One way to prove this is to first show that $\kappa +\mu =\max\{\kappa ,\mu \}$ when either $κ$ or $μ$ are infinite cardinals. This is assumed in the proof below.

I searched the web for this approach and found it here - theorem B3 in the appendix combines both, showing first that $\kappa +\mu =\max\{\kappa ,\mu \}$ and then that $\kappa \times \mu =\max\{\kappa ,\mu \}$.

We begin with a lemma.

Lemma 1: Let $B$ be a subset of an infinite set $A$ and $f: B \to B \times B$ a surjective function. Then $|B| \le |B \times B| \le |B| \le |A|$. Moreover, if $|B|$ is indeed less that $|A|$, then $f$ can be extended to a surjective function $D \to D \times D$, with $B$ a proper subset of $D$.

Proof: For the first part, apply elementary cardinality theory. For the second part, the we can find an infinite set $U$ that is disjoint from $B$, so that $|U| = |B|$; we also have the identity

$\tag 1 (B \cup U) \times (B \cup U) = (B \times B) \cup (B \times U) \cup (U \times B) \cup (U \times U)$

a disjoint union of four pieces all having a cardinality of $|B|$.

The function $f$ takes care of the first piece, and a cardinality argument allows us to surjectively cover the remaining three pieces with a function operating on the set $U$ as a domain. So we can extend $f$ to $D = B \cup U$. $\quad \blacksquare$

We are now ready to prove the main result:

Proposition 2: For any infinite set $A$,

$\tag 2 | A \times A | = |A|$

Proof

We only have to show that $|A| \ge |A \times A|$.

Consider the collection of all $(B,\phi)$ where $B \subseteq A$ and $\phi : B \to B \times B$ is a surjection. This collection is nonempty since there is a surjection $ \mathbb N \to \mathbb N \times \mathbb N$.

This collection can be partially ordered by $(B,\phi) < (C,\psi)$ if $B \subseteq C$ and $\psi|_B = \phi$. Every chain has an upper bound; simply take the union of the graphs of the functions in the chain, defining a surjective function $D \to D \times D$.
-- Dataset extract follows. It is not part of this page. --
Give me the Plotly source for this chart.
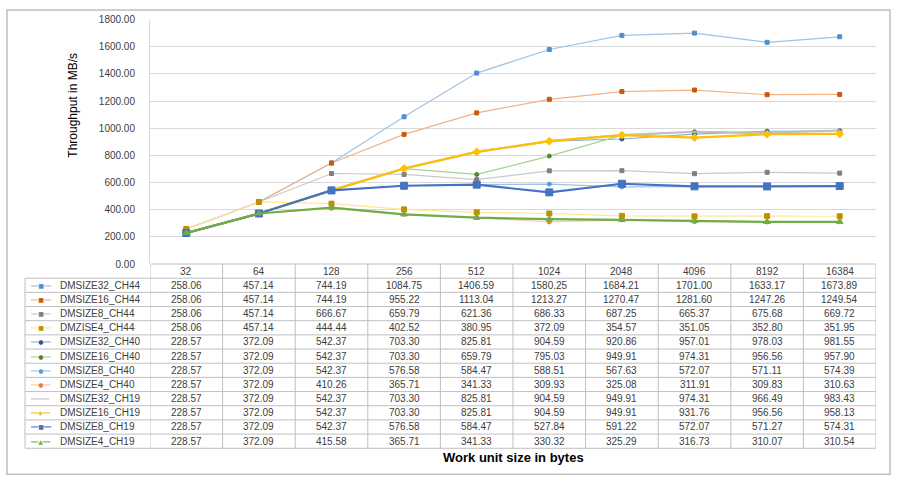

By Zorn's lemma there is a maximal element $(\hat B,\hat \phi)$. By lemma 1, we can proceed under the assumption that $|B| \lt |A|$, since otherwise we can use $\hat \phi$ to establish (2). But then lemma 1 also provides a surjective extension of $\hat \phi$, contradicting that $(\hat B,\hat \phi)$ was a maximum element, i.e. no such extension can be found. $\quad \blacksquare$

This proof was arrived at by 'lifting' the proof that $|A \times \mathbb N| = |A|$, found here.